Nos anos 1960, quando Olinda estava sendo descoberta pelos artistas, ele teve ateliê com o pintor Ismael Caldas. É importante esta referência, Ismael sempre foi um artista possuidor de um espírito independente e crítico, assim como Rodolfo Mesquita. Fecho o firo com Humberto Magno, tão independente quanto os dois. De forma alguma quero fazer uma crítica comparativa, até porque este texto para mim é uma crônica, não crítica, mas considero os quatro artistas ligados em suas criações. Eles parecem olhar o mundo do mesmo ângulo, com os mesmos símbolos e sinais, embora suas pinturas sejam tão diferentes. O auto-retrato de Jairo em que com uma mão ele abre um olho e com a outra aponta para este olho aberto é enigma, de um certo ponto ele parece dizer que “não brinquem comigo, eu tenho os olhos abertos”, mas de outro ele estaria dizendo “ponha aqui uma gota de colírio”. Esta forma de ironia plástico-gráfica se exacerba em Rodolfo Mesquita, seu livro “Crítica do Horror Puro” é um exemplo fantástico de contestação. Já Humberto Magno, mais sereno do que Rodolfo e Ismael, esteve na vanguarda nos anos sessenta e transgrediu a ordem do belo e do barroco com uma geometria gritante nas ruas tortuosas de Olinda. Eis um recorte da criação de artistas da mesma geração que passaram pela ditadura eivados de paixão pela liberdade.

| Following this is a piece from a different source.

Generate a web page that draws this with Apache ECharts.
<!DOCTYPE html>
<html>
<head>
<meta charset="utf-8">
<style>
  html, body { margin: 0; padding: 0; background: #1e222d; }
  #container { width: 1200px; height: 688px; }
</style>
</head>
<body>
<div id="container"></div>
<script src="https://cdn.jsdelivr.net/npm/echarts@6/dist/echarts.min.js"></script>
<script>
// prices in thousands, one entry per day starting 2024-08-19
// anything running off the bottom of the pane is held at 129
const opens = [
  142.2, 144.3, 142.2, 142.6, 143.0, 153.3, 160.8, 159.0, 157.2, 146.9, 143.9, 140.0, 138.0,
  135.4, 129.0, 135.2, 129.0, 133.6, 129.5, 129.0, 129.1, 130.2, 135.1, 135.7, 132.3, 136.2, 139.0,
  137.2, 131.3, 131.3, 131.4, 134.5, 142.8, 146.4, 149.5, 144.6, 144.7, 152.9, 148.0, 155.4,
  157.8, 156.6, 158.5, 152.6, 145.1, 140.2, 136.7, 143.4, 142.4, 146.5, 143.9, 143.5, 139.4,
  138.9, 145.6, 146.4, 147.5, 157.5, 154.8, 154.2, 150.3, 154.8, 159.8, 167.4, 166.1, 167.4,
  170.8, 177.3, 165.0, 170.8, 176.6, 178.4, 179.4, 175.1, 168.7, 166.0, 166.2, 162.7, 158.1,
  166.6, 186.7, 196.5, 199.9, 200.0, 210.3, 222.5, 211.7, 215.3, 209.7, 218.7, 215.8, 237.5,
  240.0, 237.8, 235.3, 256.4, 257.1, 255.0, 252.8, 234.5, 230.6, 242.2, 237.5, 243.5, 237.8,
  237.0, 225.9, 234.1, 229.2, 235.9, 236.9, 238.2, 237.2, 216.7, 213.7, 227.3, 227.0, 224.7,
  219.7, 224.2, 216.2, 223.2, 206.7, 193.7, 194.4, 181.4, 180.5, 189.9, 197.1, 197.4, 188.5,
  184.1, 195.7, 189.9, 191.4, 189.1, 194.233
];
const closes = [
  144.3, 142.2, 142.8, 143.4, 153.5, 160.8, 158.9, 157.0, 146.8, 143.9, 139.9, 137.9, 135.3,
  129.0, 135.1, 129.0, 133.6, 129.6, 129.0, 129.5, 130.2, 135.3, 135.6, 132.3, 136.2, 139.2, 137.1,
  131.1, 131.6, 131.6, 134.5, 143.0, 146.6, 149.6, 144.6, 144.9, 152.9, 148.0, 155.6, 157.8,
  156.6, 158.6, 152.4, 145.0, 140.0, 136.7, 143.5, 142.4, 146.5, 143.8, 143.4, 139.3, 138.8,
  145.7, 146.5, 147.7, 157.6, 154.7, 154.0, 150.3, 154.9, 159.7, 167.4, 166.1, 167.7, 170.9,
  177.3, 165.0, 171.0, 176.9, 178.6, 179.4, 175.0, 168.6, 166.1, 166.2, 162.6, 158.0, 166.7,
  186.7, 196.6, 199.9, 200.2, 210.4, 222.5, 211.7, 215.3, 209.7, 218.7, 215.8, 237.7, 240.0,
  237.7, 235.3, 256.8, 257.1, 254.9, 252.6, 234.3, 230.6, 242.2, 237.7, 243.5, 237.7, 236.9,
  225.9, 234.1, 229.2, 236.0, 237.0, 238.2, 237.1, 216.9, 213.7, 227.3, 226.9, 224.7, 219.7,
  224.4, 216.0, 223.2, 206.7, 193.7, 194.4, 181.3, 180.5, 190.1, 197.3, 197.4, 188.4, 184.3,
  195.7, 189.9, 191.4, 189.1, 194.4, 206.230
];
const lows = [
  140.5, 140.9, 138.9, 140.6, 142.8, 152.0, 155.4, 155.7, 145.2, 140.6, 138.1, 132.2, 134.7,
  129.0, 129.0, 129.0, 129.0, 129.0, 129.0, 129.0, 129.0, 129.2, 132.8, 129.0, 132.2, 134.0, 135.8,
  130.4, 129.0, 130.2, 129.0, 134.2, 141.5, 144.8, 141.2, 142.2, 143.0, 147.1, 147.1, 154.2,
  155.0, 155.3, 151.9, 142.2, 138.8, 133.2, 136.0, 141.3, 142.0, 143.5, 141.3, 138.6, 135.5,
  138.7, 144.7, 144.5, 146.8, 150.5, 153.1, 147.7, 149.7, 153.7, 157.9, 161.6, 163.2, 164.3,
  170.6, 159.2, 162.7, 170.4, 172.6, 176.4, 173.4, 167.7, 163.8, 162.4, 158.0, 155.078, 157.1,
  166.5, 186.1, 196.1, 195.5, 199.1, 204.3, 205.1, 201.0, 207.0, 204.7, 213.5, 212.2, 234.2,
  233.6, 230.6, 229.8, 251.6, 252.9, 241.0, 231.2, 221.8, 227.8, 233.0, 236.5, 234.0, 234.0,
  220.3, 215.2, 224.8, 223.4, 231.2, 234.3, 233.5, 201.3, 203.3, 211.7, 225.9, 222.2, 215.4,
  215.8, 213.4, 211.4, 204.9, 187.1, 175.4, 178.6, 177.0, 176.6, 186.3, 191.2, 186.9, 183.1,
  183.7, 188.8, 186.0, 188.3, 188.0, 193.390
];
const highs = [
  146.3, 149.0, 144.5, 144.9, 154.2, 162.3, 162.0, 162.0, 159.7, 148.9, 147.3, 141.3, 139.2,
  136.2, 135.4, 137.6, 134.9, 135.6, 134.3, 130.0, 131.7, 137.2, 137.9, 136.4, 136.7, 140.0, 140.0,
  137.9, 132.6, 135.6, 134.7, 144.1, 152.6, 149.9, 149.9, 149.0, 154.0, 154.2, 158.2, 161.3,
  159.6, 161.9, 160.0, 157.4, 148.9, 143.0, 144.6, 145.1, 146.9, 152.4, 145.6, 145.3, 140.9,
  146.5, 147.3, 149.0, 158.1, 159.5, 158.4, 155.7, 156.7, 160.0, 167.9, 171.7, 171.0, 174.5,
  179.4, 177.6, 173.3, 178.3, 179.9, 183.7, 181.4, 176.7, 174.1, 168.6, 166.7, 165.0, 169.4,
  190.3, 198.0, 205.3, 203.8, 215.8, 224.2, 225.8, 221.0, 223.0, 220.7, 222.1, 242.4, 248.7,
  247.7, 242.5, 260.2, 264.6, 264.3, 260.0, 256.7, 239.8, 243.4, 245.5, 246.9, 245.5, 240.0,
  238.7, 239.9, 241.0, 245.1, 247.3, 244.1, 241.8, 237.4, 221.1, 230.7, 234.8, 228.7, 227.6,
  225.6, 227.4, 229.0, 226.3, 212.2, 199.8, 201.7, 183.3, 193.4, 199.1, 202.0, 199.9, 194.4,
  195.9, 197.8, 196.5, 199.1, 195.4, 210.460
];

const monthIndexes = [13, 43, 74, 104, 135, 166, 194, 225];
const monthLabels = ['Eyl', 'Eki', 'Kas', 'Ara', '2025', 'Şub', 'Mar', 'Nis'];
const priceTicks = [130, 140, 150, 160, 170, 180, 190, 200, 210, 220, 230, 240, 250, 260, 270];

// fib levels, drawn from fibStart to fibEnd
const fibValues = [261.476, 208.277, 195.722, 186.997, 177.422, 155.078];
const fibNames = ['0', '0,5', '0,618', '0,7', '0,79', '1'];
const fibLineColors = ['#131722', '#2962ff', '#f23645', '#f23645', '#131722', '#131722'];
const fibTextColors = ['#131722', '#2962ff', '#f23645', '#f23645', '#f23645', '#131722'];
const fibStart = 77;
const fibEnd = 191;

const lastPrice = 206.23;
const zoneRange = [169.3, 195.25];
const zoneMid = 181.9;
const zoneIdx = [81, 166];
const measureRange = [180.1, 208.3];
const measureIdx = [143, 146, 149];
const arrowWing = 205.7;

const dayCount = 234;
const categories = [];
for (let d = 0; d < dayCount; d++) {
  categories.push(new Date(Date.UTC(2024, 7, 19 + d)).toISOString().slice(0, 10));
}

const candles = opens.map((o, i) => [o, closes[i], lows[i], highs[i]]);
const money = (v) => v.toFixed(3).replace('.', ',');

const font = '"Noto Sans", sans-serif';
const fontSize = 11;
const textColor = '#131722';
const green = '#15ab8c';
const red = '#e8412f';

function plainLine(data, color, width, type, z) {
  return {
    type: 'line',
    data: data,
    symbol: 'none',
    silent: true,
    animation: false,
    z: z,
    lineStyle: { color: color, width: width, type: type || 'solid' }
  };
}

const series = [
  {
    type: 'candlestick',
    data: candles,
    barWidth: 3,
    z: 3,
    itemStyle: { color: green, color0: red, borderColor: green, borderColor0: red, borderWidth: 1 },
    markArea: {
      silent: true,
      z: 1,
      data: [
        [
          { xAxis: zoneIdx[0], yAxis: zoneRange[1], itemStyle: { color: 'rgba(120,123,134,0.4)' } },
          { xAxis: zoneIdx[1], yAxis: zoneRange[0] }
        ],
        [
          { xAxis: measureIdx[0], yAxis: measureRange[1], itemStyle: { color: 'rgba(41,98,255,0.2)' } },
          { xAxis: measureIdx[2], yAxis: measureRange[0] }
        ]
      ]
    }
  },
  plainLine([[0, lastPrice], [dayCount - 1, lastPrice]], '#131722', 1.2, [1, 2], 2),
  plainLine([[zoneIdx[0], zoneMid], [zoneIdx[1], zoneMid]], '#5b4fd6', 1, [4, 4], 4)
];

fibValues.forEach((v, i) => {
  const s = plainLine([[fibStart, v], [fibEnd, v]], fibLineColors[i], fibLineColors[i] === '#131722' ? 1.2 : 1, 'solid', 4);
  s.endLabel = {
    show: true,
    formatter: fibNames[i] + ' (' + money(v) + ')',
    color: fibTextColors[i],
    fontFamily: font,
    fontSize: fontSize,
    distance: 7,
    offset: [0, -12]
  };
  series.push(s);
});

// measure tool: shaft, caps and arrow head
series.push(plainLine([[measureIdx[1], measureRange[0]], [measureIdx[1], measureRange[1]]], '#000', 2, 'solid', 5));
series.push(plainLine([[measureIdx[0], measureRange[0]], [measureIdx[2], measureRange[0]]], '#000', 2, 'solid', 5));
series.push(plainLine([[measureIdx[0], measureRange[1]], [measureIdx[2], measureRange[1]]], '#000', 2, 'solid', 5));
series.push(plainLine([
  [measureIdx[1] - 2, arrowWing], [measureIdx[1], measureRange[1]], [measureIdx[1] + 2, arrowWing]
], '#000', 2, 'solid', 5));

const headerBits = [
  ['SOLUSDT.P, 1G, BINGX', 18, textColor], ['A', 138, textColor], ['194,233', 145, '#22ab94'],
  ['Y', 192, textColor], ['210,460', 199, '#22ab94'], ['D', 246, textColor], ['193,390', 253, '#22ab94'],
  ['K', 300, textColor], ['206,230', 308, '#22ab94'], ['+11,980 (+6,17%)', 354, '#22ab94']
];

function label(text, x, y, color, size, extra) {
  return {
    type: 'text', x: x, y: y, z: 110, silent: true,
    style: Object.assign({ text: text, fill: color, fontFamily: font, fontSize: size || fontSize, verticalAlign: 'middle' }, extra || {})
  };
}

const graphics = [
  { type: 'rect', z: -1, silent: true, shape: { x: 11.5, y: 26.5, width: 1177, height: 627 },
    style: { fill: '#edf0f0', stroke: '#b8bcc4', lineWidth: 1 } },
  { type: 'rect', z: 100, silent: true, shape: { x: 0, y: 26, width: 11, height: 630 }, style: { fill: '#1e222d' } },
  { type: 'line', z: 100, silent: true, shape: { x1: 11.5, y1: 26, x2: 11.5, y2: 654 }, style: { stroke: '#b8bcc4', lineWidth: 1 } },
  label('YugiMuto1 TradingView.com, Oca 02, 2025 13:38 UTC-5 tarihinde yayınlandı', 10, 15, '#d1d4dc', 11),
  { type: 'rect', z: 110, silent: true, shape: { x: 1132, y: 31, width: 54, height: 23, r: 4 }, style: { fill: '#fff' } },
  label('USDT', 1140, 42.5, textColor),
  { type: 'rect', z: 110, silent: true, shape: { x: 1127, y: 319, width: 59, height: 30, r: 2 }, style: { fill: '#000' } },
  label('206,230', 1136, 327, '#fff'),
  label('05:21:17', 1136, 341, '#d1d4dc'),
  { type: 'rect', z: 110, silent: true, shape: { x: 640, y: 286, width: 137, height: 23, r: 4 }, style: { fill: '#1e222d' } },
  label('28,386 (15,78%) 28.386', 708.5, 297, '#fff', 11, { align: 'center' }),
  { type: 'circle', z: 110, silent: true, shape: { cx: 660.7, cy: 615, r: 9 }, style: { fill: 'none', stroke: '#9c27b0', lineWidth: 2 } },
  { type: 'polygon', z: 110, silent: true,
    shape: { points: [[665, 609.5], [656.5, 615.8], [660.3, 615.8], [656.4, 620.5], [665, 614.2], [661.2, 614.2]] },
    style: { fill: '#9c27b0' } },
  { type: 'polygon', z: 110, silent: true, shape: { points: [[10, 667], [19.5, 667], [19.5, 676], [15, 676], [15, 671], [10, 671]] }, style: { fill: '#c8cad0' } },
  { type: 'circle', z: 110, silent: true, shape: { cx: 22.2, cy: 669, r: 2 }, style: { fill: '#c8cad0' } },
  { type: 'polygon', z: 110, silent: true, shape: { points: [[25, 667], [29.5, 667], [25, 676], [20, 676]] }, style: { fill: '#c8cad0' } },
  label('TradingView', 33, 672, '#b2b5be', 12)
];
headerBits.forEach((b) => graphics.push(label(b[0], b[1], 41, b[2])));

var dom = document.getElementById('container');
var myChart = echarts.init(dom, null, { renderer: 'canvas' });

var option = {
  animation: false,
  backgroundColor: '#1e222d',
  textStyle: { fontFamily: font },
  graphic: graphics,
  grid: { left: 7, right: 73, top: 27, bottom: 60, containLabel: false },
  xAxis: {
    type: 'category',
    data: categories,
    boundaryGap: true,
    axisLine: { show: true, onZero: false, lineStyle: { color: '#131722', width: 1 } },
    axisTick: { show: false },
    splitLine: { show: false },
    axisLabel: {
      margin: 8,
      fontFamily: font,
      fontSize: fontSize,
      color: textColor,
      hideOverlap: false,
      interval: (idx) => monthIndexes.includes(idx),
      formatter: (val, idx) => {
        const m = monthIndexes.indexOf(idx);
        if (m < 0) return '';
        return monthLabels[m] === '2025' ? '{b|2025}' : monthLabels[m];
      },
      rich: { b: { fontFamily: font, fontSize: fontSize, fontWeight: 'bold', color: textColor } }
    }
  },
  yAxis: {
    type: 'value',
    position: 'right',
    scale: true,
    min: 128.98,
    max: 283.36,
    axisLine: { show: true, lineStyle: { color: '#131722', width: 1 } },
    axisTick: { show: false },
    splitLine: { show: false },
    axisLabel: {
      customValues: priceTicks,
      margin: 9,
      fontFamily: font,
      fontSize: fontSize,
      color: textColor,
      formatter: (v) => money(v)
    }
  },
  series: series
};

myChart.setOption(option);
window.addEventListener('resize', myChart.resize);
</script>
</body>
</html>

Mas como seria uma vida de artista? Uma fogueira de vaidades? Um frenesi de compromissos sociais? Ou se pautaria por uma disciplina monástica, sacerdotal, ascética? Nada disso: a vida dos artistas é como a vida de qualquer cidadão, uma constante mistura de trabalho e reflexão. O artista estuda, cresce, se casa, tem filhos, educa os filhos, faz feira, adoece, paga imposto, se desloca na cidade e conhece a felicidade e o sofrimento, como todo mundo. A vida de Jairo é exatamente assim: acorda e vai pintar; ouve música erudita e jazz, e vai pintar; rega o jardim, arruma qualquer coisa, e vai pintar... Na verdade nós vivemos num eterno agora e num infinito aqui.